For two hours, I watched Sunday's New York City Marathon from my couch, riveted by the head-to-head race between Paula Radcliffe and her opponent Gete Wami. For two hours I watched them run.
If you would've told me a year ago that I would find a marathon interesting enough to watch on TV, I probably would have called you deluded. Long-distance running may be good exercise but it is a boring, monotonous sport — especially as a spectator. Wasn't that obvious?
Well, no, actually. I was - ahem - wrong. I was wrong because this year, I watched it as a runner, my foot propped up on a bag of ice (I'm suffering from Achilles Tendonitis), fascinated by how effortless five-minute miles could seem; in suspense when it looked like Radcliffe's legs were ready to collapse underneath her; and nearly jumping out of my seat when Wami surged ahead for a split second at mile 25 before falling back behind.
I was sucked in because last month, I finished my first half-marathon. After a decade of three-mile start-and-stop running fits, I got my ass to a long-distance race and finished it in 2:21:27.

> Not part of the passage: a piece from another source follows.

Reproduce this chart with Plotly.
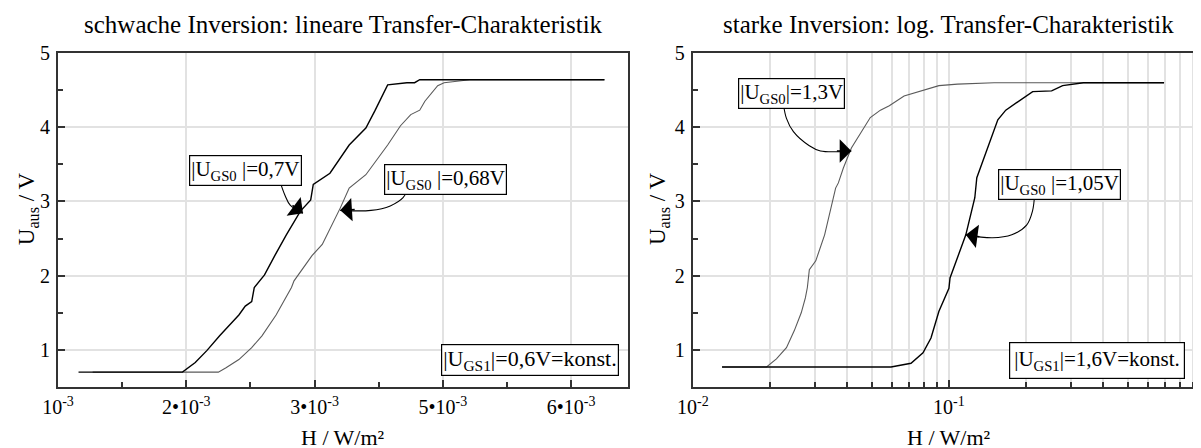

The story about how I got there, I'll save for another day. But let's just say that I only ever wanted to do one — just to say I did it and move on. What I didn't expect, though, was that I would like the feeling of accomplishment I got each time I went further or faster during practice runs and shorter races; that I would like the physical challenge, even though I think of myself as cerebral; that I would experience a sense of physical accomplishment that had nothing to do with vanity. And so now, I'm planning on running my second half this January. And this time, I plan to do it faster.
The only problem, of course, is my left heel which has had me sitting out for the past two weeks and freaked that I'm going to lose the momentum that got me to the half-marathon in the first place. Especially, as fall turns to winter — the bitter cold is disincentive enough to stop running, forget about restarting.
I was freaked out, that is, until I watched the marathon and caught myself thinking wow, that was awesome. And suddenly, I knew that no matter what, I would get back out there as soon as I could. Finally, I get the whole runner's high hullabaloo.
And then I kicked myself (with my good foot of course) for being too hung over to make it to Central Park and cheer the racers at the finish line.